The modern-day state (nation) of Israel was born in 1948. Now, 57 years later, its borders are still in dispute. Both Israeli Jews and Palestinian Arabs claim the same land.

The Palestinians demand an independent state of their own in the West Bank and Gaza Strip, with Jerusalem as its capital.

Since 1948, the area has been beset by four wars and continued violence between Israelis and Palestinians. Efforts to bring about a lasting peace have failed. In recent years, Palestinian militants have used street violence to protest Israeli settlements on land assigned to Arabs by the United Nations Partition (division) Plan of 1947. In return, Israel has attacked the homes of suspected terrorists and built a wall to keep others out.

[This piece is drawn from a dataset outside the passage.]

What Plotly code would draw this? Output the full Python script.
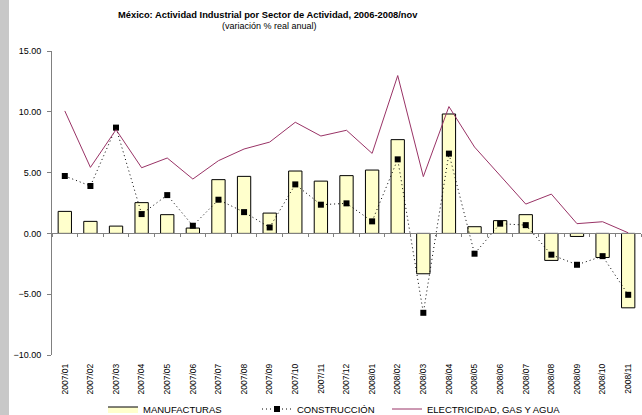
import plotly.graph_objects as go

months = ["2007/01", "2007/02", "2007/03", "2007/04", "2007/05", "2007/06",
          "2007/07", "2007/08", "2007/09", "2007/10", "2007/11", "2007/12",
          "2008/01", "2008/02", "2008/03", "2008/04", "2008/05", "2008/06",
          "2008/07", "2008/08", "2008/09", "2008/10", "2008/11"]

manufacturas = [1.81, 0.99, 0.60, 2.53, 1.54, 0.44, 4.42, 4.69, 1.67, 5.13, 4.30, 4.75,
                5.21, 7.71, -3.32, 9.82, 0.55, 1.05, 1.54, -2.22, -0.25, -1.98, -6.12]

construccion = [4.72, 3.90, 8.70, 1.59, 3.15, 0.63, 2.77, 1.75, 0.49, 4.03, 2.36, 2.47,
                0.99, 6.09, -6.53, 6.56, -1.67, 0.80, 0.68, -1.75, -2.58, -1.87, -5.05]

electricidad = [10.07, 5.43, 8.53, 5.40, 6.20, 4.47, 5.98, 6.94, 7.51, 9.14, 8.01, 8.48,
                6.58, 12.98, 4.67, 10.43, 7.10, 4.80, 2.41, 3.23, 0.80, 0.96, 0.05]

y_ticks = [-10, -5, 0, 5, 10, 15]

FONT = "Liberation Sans, Arial, sans-serif"
W, H = 642, 415
ML, MR, MT, MB = 52, 1, 51, 60
PW = W - ML - MR
PH = H - MT - MB
LEG_Y = -(409 - (MT + PH)) / PH


def leg(px):
    return dict(orientation="h", x=(px - ML) / PW, xanchor="left",
                y=LEG_Y, yanchor="middle",
                font=dict(size=9.5, family=FONT, color="#000000"),
                bgcolor="rgba(0,0,0,0)", borderwidth=0)


fig = go.Figure()

# legend-only entry giving the wide rectangular swatch of the bar series
fig.add_trace(go.Scatter(
    x=[None], y=[None], name="MANUFACTURAS", mode="lines",
    fill="toself", fillcolor="#FFFFCC",
    line=dict(color="#000000", width=1),
    hoverinfo="skip", legend="legend",
))

fig.add_trace(go.Bar(
    x=months, y=manufacturas, name="MANUFACTURAS",
    xaxis="x", yaxis="y", showlegend=False,
    width=0.52,
    marker=dict(color="#FFFFCC", line=dict(color="#000000", width=1)),
))

fig.add_trace(go.Scatter(
    x=months, y=construccion, name="CONSTRUCCIÓN",
    xaxis="x2", yaxis="y", legend="legend2",
    mode="lines+markers",
    line=dict(color="#000000", width=1, dash="1px,3px"),
    marker=dict(symbol="square", size=6, color="#000000"),
))

fig.add_trace(go.Scatter(
    x=months, y=electricidad, name="ELECTRICIDAD, GAS Y AGUA",
    xaxis="x2", yaxis="y", legend="legend3",
    mode="lines",
    line=dict(color="#993366", width=1),
))

fig.update_layout(
    width=W, height=H,
    margin=dict(l=ML, r=MR, t=MT, b=MB, pad=0, autoexpand=False),
    paper_bgcolor="white", plot_bgcolor="white",
    font=dict(family=FONT, size=9, color="#000000"),
    showlegend=True,
    xaxis=dict(
        type="category", categoryorder="array", categoryarray=months,
        range=[-0.5, len(months) - 0.5],
        showline=False, showgrid=False, zeroline=False,
        ticks="", tickangle=-90,
        tickfont=dict(size=8.5, family=FONT),
        ticklabelstandoff=6,
    ),
    xaxis2=dict(
        type="category", categoryorder="array", categoryarray=months,
        range=[-0.5, len(months) - 0.5],
        overlaying="x", anchor="free", position=0.4,
        showline=True, linecolor="#808080", linewidth=1,
        showgrid=False, zeroline=False,
        ticks="outside", ticklen=3, tickcolor="#808080", tickson="boundaries",
        showticklabels=False,
    ),
    yaxis=dict(
        range=[-10, 15], tickvals=y_ticks, tickformat=".2f",
        showline=True, linecolor="#808080", linewidth=1,
        showgrid=False, zeroline=False,
        ticks="outside", ticklen=4, tickcolor="#808080",
        tickfont=dict(size=9, family=FONT),
        ticklabelstandoff=4,
    ),
    legend=leg(103),
    legend2=leg(257),
    legend3=leg(387),
    annotations=[
        dict(text="<b>México: Actividad Industrial por Sector de Actividad, 2006-2008/nov</b>",
             x=(268 - ML) / PW, y=1 + (MT - 15) / PH, xref="paper", yref="paper",
             xanchor="center", yanchor="middle", showarrow=False,
             font=dict(size=9.33, family=FONT, color="#000000")),
        dict(text="(variación % real anual)",
             x=(269 - ML) / PW, y=1 + (MT - 26) / PH, xref="paper", yref="paper",
             xanchor="center", yanchor="middle", showarrow=False,
             font=dict(size=9, family=FONT, color="#000000")),
    ],
    shapes=[
        dict(type="rect", xref="paper", yref="paper",
             x0=(0 - ML) / PW, x1=(9 - ML) / PW,
             y0=-MB / PH, y1=1 + MT / PH,
             fillcolor="#C8C8C8", line=dict(width=0), layer="below"),
    ],
)

fig.write_html("out.html", config={"displayModeBar": False},
               post_script="document.body.style.margin='0';document.body.style.overflow='hidden';")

In 2005, the Israeli Parliament approved a plan by Prime Minister Ariel Sharon to remove all Israeli settlements from the Gaza Strip, and four from the West Bank, by the end of 2005. Israelis abandoned those settlements in August (see "Trouble in Gaza,"). The future of the majority of settlements in the West Bank remains in doubt.

1922

Until its defeat in World War I (1914-1918), the Turkish Ottoman Empire had controlled Palestine and much of the Middle East for centuries. In exchange for Arab support in the war, Britain offered to back Arab demands for independence after the war. At the same time, Britain promised to support the creation of a Jewish homeland in Palestine.After World War I, the League of Nations gave Britain a mandate (authority) to rule Palestine. Arabs protested as a growing number of Jews settled in Palestine to escape persecution, especially in Nazi Germany in the 1930s.

1947

Demands for a Jewish state grew after 6 million Jews were killed by the Nazis in World War II (1939-1945). But Palestinian Arabs also called on Britain to keep its promises to them. In 1947, the United Nations proposed a partition that would split Palestine into two independent states, one Jewish and one Arab. The Jews in Palestine agreed to the plan. The Arabs rejected it.

On May 14, 1948, Israel proclaimed itself an independent Jewish state. Armies from neighboring Arab countries-including Egypt, Syria, and Jordan (then known as Transjordan)-attacked Israel, but Israel won the war.

1967

Israel gained territory after defeating Arab armies in the 1948-1949 Arab-Israeli War. War broke out again in 1956,1967, and 1973.

During the 1967 Six-Day War, Israel captured the Sinai Peninsula and Gaza Strip from Egypt, the Golan Heights from Syria, and the West Bank and East Jerusalem from Jordan. Israel returned the Sinai Peninsula to Egypt in 1979. After Israeli settlers moved into the West Bank and Gaza Strip, Arab protests led to violence. Agreements in 1993 and 2003 called for Israel to give land to the Palestinians in exchange for peace. But these plans broke down when violence continued.